Tuesday, 26 October 2010

EU collective redress regulation needed? Undoubtedly so.

Joaquín Almunia (Vice President of the European Commission responsible for Competition Policy) gave a speech in Brussels on 21 October 2010 addressing the 'State of Play and Future Outlook'.

In his speech Mr. Alumnia devotes some time to the problem of private enforcement and the lack of effective measures for collective redress.

"All EU citizens and businesses should enjoy the right to obtain compensation for damages caused by a breach of EU law. But in reality, their rights depend on where they live in Europe. About half of the Member States don't have any form of collective action, and even where this right is recognised, its use is very diverse both in scope and effectiveness.

Last week, the College of Commissioners debated these and other issues related to collective redress. The discussion was prepared by an information note I put forward together with my colleagues Reding and Dalli, developing the ideas the three of us had anticipated to the EP during our confirmation hearings last January.

The College agreed on the need for a coherent EU framework to strengthen collective redress across Europe that would draw on the different European national traditions. At the same time, we are committed to avoid the excesses and drawbacks of the US system.

Five principles for group actions across the Union were agreed:

•We should ensure effective compensation for everyone who has suffered damages, recalling that group claims are often cheaper and more practical than individual claims.

•We should put strong safeguards against abusive litigation;

•We should consider settlements or systems in addition to court proceedings to resolve disputes;

Collective judgements should be enforceable throughout the EU; and

•Finally, we should ensure that adequate financing can be allowed so as to give citizens and businesses – especially SME’s – fair access to justice.

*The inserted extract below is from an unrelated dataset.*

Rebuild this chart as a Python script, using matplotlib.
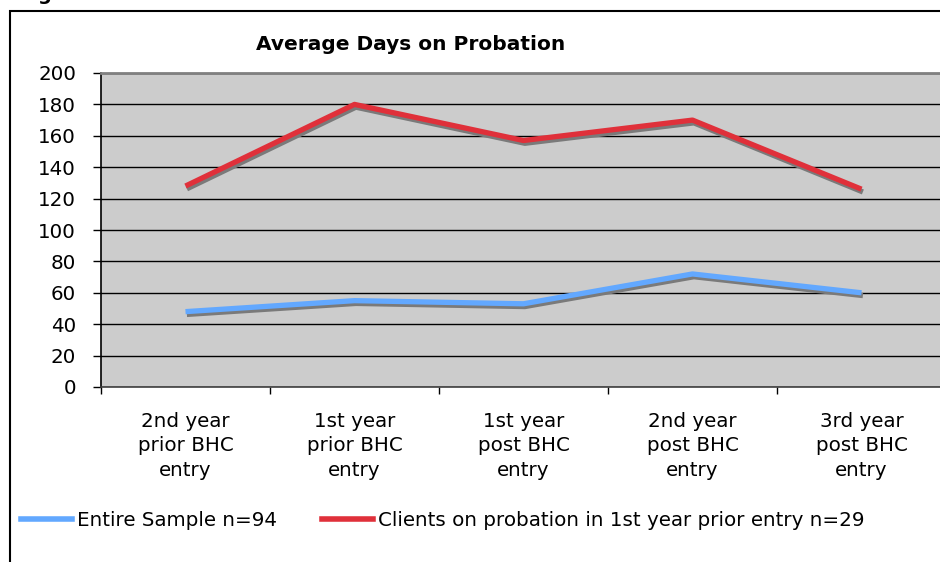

We decided to launch a public consultation from this coming November until the end of February 2011. In light of the replies that we will receive, we will propose a framework for collective redress.

This framework would become the basis for possible legislative initiatives in several policy areas including competition, environment, consumer protection, and others.(...)"

It's good to hear that we are getting closer to having the collective redress actions for consumers sufficiently regulated.